Double Vision

Short and sweet this time: I heard a great description of what I think is an essential skill in philanthropy, the ability to have focus but not be rigid about it.

The firm for which I work is bidding on a project with a group of community foundations, and one of the people involved was on a podcast about philanthropy, so I took a listen. He reflected on his experience as a community foundation leader, saying “you have to be single-minded, but also open-minded,” or words to that effect.

That strikes me as just right: I think the art of “strategic philanthropy” is to take your time figuring out a problem that is at the intersection of what you’re passionate about, what you’re good at, and where the need is, and where a focused intervention can really make a difference. I keep thinking about the Annie E. Casey Foundation’s work on juvenile justice, from hearing CEO Patrick McCarthy speak about it at a conference. They saw that it really makes a difference in the juvenile justice system where kids end up on their first sentencing: if they go right to prison, their outcomes are much worse than if they’re put in a community-based setting. But the more extreme response is more common than it should be. So the foundation has focused on helping to create conditions where that sentencing decision goes the other way. They’re single-minded about making that change, because they believe in the potential upside.

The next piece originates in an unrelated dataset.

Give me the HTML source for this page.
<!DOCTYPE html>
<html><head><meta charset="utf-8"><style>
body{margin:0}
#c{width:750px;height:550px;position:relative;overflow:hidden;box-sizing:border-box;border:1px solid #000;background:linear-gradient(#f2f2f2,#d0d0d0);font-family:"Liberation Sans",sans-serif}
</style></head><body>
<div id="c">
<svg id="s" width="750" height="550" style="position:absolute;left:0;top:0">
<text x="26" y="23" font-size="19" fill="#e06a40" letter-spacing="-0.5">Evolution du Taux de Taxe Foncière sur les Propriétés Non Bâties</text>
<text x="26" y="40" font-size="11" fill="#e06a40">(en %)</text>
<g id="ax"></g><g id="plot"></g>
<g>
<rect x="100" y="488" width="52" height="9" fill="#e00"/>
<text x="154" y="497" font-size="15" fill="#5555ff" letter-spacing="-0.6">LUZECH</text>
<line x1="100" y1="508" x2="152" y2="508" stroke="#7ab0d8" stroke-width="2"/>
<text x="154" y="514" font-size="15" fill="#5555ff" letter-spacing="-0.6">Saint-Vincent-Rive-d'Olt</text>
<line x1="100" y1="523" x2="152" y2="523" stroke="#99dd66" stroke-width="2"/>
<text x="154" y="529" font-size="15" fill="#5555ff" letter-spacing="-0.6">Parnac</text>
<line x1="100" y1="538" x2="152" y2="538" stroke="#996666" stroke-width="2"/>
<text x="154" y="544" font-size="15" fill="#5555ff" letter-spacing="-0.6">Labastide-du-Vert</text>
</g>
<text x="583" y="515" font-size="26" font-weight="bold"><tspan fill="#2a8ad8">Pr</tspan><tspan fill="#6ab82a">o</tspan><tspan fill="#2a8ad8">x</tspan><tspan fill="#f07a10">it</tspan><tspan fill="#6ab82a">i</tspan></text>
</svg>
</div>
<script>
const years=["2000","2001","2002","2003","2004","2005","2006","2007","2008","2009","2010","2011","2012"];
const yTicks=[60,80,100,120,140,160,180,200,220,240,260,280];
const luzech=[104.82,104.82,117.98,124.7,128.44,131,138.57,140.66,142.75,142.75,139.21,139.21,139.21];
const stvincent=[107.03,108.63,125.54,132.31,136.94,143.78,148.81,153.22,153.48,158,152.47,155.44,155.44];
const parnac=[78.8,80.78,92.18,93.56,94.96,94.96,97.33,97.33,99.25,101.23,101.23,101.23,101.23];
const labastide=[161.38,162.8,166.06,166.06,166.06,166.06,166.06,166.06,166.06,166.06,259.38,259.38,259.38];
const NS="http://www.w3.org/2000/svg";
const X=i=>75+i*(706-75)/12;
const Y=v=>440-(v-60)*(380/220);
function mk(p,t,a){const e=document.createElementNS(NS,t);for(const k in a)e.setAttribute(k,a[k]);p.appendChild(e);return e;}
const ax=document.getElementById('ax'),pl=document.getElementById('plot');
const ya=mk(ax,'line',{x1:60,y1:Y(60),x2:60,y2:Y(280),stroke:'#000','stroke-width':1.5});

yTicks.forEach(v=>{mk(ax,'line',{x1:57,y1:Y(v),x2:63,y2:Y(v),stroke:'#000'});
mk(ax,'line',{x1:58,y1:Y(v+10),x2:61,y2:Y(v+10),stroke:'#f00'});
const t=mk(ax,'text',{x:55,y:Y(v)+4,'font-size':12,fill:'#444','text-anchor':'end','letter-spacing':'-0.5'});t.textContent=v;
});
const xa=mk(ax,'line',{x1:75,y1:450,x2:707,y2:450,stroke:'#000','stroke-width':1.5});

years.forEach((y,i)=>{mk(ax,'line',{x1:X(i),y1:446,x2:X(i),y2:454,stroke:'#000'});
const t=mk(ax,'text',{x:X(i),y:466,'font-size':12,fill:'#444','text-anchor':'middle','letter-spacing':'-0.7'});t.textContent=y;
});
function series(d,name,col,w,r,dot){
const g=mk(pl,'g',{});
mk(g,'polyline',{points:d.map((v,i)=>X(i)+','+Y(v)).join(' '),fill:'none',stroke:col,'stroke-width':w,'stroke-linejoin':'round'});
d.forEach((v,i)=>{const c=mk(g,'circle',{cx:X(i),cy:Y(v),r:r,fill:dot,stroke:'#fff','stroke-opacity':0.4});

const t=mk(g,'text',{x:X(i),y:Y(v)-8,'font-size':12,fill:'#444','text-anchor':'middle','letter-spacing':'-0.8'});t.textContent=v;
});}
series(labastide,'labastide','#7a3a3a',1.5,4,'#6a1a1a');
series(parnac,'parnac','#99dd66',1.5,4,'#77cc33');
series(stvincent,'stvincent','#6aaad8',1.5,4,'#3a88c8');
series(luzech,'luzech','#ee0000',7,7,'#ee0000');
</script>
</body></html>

But then, once you’ve found that focus, you should be open to good ideas, wherever they might come from. And such good ideas include having those directly impacted play a leading role, including in decision-making, on how resources should be allocated in pursuit of that goal. Work across sectors, empower nonprofit leaders and those directly affected to speak and lead, look for insight from throughout your own organization, draw on the experiences of your funders – once you’ve figured out what to be single-minded about, you can be gloriously open-minded about everything else.

It’s not easy to get there, because not that many problems may fit those criteria of mission, need, capacity, and ripeness, but when you find them, go all in.